An AI dilemma: how to implement generative AI tools safely and ethically

Posted on August 21, 2023 by Dan Ciruli

CNCF projects highlighted in this post

Member post by Dan Ciruli, VP of Product at D2iQ

Artificial intelligence is being used in all sorts of ways, from chatbots and virtual assistants to self-driving cars, and 97% of business owners believe that ChatGPT will help their business. But with any new technology, there are concerns about safety and ethics – and it’s no different with AI.

Some business leaders have recently called for a six-month pause on the development of new models more powerful than GPT-4, warning of “profound risks to society and humanity.” With the introduction of the Biden Administration roadmap to promote responsible innovation and focus investment in AI research and development, it’s clear that these risks must be properly mitigated to ensure that safety and the public good remain at the center of all innovation.

For companies looking to adopt AI on an enterprise level, there is hesitation on the longevity and safety of new generative AI tools, which poses a necessary question – is all AI bad? What ethical concerns do we need to be aware of?

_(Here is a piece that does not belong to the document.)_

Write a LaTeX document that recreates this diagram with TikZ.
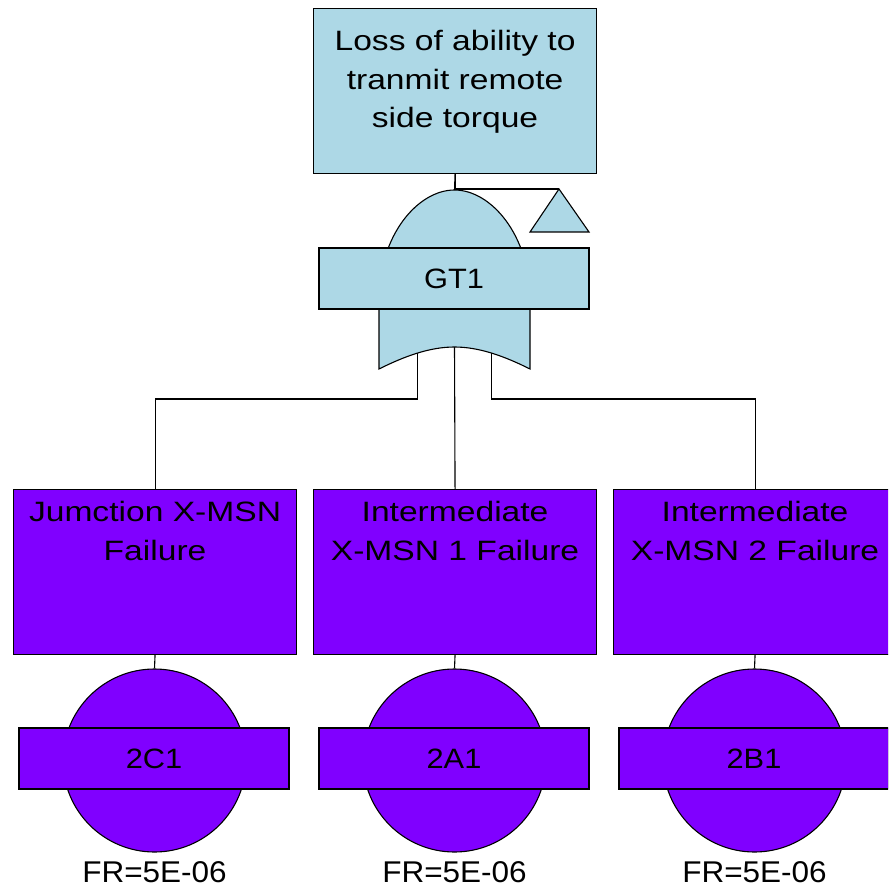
\documentclass[tikz,border=0pt]{standalone}
\usepackage{fontspec}
\setmainfont{Liberation Sans}
\newfontfamily\boxfont[FakeStretch=1.2]{Liberation Sans}
\newfontfamily\lblfont[FakeStretch=1.1]{Liberation Sans}
\newfontfamily\frfont[FakeStretch=1.05]{Liberation Sans}
\definecolor{gateblue}{HTML}{ADD8E6}
\definecolor{evpurple}{HTML}{8000FF}
\begin{document}
\begin{tikzpicture}[x=1pt,y=-1pt,line width=1.1pt,
  eventbox/.style={draw=black,minimum width=283pt,minimum height=165pt,inner sep=0pt,anchor=north west},
  boxtext/.style={align=center,inner sep=0pt,anchor=north,font=\boxfont\fontsize{28}{38.5}\selectfont},
  bandbox/.style={draw=black,minimum width=270pt,minimum height=61pt,inner sep=0pt,font=\lblfont\fontsize{28}{34}\selectfont},
  basiccirc/.style={circle,draw=black,fill=evpurple,minimum size=183pt,inner sep=0pt},
  frlabel/.style={anchor=base,inner sep=0pt,font=\frfont\fontsize{30}{36}\selectfont}]
\useasboundingbox (0,0) rectangle (888,893);
\clip (0,0) rectangle (888,893);

% top event
\node[eventbox,fill=gateblue] (top) at (313,8) {};
\node[boxtext] (toptext) at ([yshift=-22pt]top.north) {Loss of ability to\\tranmit remote\\side torque};

% OR gate
\draw[fill=gateblue] (379,369) -- (379,300) .. controls (379,235) and (418,190) .. (454.5,190)
  .. controls (491,190) and (530,235) .. (530,300) -- (530,369)
  .. controls (504,356) and (479,347) .. (454.5,347)
  .. controls (430,347) and (405,356) .. (379,369) -- cycle;
\coordinate (gapex) at (454.5,190);
\coordinate (gc) at (454.5,347);
\coordinate (gl) at (417.5,353);
\coordinate (gr) at (491.5,353);
\node[bandbox,fill=gateblue] (gt1) at (454,278.5) {GT1};

% transfer triangle
\coordinate (triapex) at (559,189);
\draw[fill=gateblue] (triapex) -- (589,232) -- (530,232) -- cycle;
\draw (top.south) -- (gapex);
\draw (top.south) |- (triapex);

% intermediate events
\node[eventbox,fill=evpurple] (e1) at (13,489) {};
\node[eventbox,fill=evpurple] (e2) at (313,489) {};
\node[eventbox,fill=evpurple] (e3) at (613,489) {};
\node[boxtext] (t1) at ([yshift=-12pt]e1.north) {Jumction X-MSN\\Failure};
\node[boxtext] (t2) at ([yshift=-12pt]e2.north) {Intermediate\\X-MSN 1 Failure};
\node[boxtext] (t3) at ([yshift=-12pt]e3.north) {Intermediate\\X-MSN 2 Failure};

% connectors gate -> events
\draw (gc) -- (e2.north);
\draw (gl) -- ++(0,46) -| (e1.north);
\draw (gr) -- ++(0,46) -| (e3.north);

% basic events
\node[basiccirc] (c1) at (154.5,760.5) {};
\node[basiccirc] (c2) at (454.5,760.5) {};
\node[basiccirc] (c3) at (754.5,760.5) {};
\node[bandbox,fill=evpurple] (b1) at (154,758.5) {2C1};
\node[bandbox,fill=evpurple] (b2) at (454,758.5) {2A1};
\node[bandbox,fill=evpurple] (b3) at (754,758.5) {2B1};
\draw (e1.south) -- (c1.north);
\draw (e2.south) -- (c2.north);
\draw (e3.south) -- (c3.north);

\node[frlabel] (fr1) at (154.5,882) {FR=5E-06};
\node[frlabel] (fr2) at (454.5,882) {FR=5E-06};
\node[frlabel] (fr3) at (754.5,882) {FR=5E-06};
\end{tikzpicture}
\end{document}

As we work to identify answers to these questions, there are tangible steps that can be taken to avoid risking possible ethical dilemmas brought on by data bias. Companies using generative AI must be cognizant of the potential damage that bias can cause and, while large language models (LLMs) are useful, they rely on large sets of data that must be reliable and unbiased.

Ethical challenges of AI

While ChatGPT and other new AI-generated tools are tempting, and the opportunities seem endless, integrating them into existing products without caution and careful review can reinforce existing stereotypes and discriminatory practices. These generative AI models rely on large sets of data to form their reasonings and explanations, and if those data sets are flawed, biases will be reflected in the responses and work it produces.

Data bias used to train these tools can lead to catastrophic results, which is one of the many reasons why an ethical code must be developed and enforced among organizations creating, adopting and integrating these tools into existing products and platforms. For instance, a study by two researchers at the University of Washington found that ChatGPT perpetuates gender stereotypes for occupations across several different spoken languages.

How to harness the benefits of AI – without causing harm

Avoid bias

The most obvious step in creating AI tools that do not suffer bias is to ensure that the data on which the AI is trained does not have bias. This is at odds with models that are trained on the public internet; there is no way to ensure that data pulled randomly from the internet can be free of bias (and, in fact, virtually guarantees that bias will exist). However, when targeting very specific use cases, you can limit the input data and in turn, vet the training data for bias.

Choose use cases wisely

When deciding whether or not to use AI in a particular use case, think about whether and how AI might be affected by bias. You may find use cases that are much less likely to suffer from bias (for example, in my industry, generating Kubernetes YAML from an English description of a deployment topology) than others (for example, writing a job description for an engineering position, which could accidentally introduce gendered pronouns indicating bias).

Protect user privacy

We are more aware than ever of how data is being used – think about the number of times a day you get asked about “cookies” on a website. AI and language models represent yet another way that data can be used, and just like with waves of innovation that preceded this one, we need to ensure that we are protecting data privacy.

If you are planning on using user-submitted content as part of your training dataset, you must at least notify your users that their data can be used in that way. And ideally, you would allow users to opt-out of having their data used in training.

Be transparent about how AI is being used

While ChatGPT can be a useful tool and ease many monotonous and routine tasks, it is crucial to be transparent about AI usage – both internally and externally. A thorough understanding of not only how the work was created but also the data set that was used to inform the work is required to ensure proper fact-checking and bias-reducing actions can be taken.

Transparency can help police any bias and build trust with users by openly sharing information to inform employees, customers and users’ decisions based on their comfort and encouraging a two-way dialogue about the use of such tools.

Large-Language Models

LLMs are a powerful interactive tool for implementing ChatGPT and other generative AI tools. The best part? They can be trained on private and personalized data sets and models, mitigating many of the ethical issues that may arise in other use cases.

Enterprise companies looking to adopt generative AI can use LLMs to build AI-driven chatbots ranging from technical support portals to blog post generators. However, a disclaimer is needed here – like all code, whether it was written by a colleague, copied from Stack Overflow or generated by an LLM, it must be carefully reviewed and tested before put into production.

While it is important for the industry as a whole to take steps to ensure ethical models are being enforced, companies themselves must also take on the responsibility of reducing bias when implementing new generative AI tools. As the generative AI landscape continues to evolve and new models are introduced to the market, companies should keep a close eye on not only how these new models can benefit their organizations, but also the broader impacts of implementing these technologies on a larger scale.